Nicole Lelli è stata uccisa a 23 anni dal suo ex compagno, il 16 novembre 2016.
Si era innamorata di Yoandris Medina Nunez, un ragazzo cubano conosciuto in un locale di ballo, e aveva scelto di seguirlo a Cuba. Nessuno giudichi senza conoscere Nicole. Non era una donna succube, non era una ragazzina che inseguiva l’amore superficialmente. Nicole era una donna giovane, ma matura, con i piedi piantati a terra e una grande fiducia nel prossimo. Convinta che le sue idee di rispetto e di apertura gioiosa al mondo fossero un bene da preservare e difendere dalla brutalità e dalla pochezza di cui l’animo umano, lo sapeva e lo sappiamo bene, è capace.
Nicole è stata uccisa all’uscita di un locale da ballo, in cui il suo ex l’ha raggiunta, non accettando la fine della loro relazione, per poi spararle in faccia pochi metri dopo essere partito con l’auto su cui l’aveva condotta per un chiarimento.
In questo video Giovanni Lelli, il papà di Nicole, con al suo fianco il figlio Claudio, ci racconta di quella figlia bella e libera che, come le streghe, è stata uccisa proprio per la consapevolezza dei suoi diritti di donna e di essere umano, compresi quelli di amare la persona che si desidera e scegliere di concludere una relazione.
Oggi, poco lontano dalla casa dei Lelli, nel parco Achille Grandi, tra la Collatina e la Prenestina, dove Nicole giocava da bambina, c’è un piccolo e importantissimo monumento, dedicato a lei e a tutte le vittime di femminicidio.

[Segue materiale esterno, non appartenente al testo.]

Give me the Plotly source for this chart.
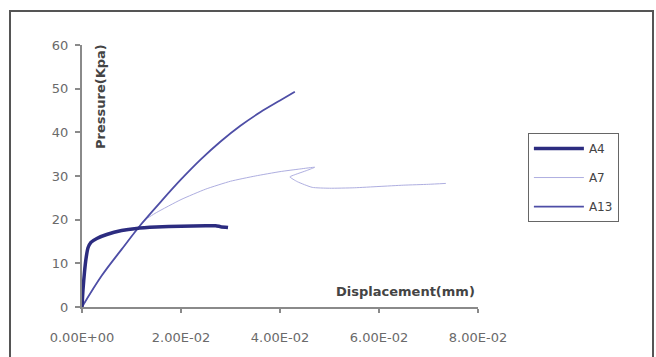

L’hanno voluto papà Giovanni e la famiglia Lelli, perché di femminicidio è importante parlare sempre, 365 giorni all’anno, non solo in occasione della Festa della Donna e della Giornata contro la violenza sulle donne. Ma non è stato facile, neppure realizzare questo monumento: per la famiglia Lelli, ottenere l’ok è stato un altro calvario, di burocrazia, soldi, tecnicismi e compromessi, perché non basta essere padre, madre e fratello di una giovane donna uccisa per chiedere alle istituzioni di togliersi la corazza e di diventare umane e sostenere, senza logiche da tifoseria, una battaglia che è, a tutti gli effetti, quella di una guerra civile, in cui ogni 72 ore perde una vita una donna e molte di più subiscono ogni tipo di violenza, sopruso e alienazione dalla dignità umana.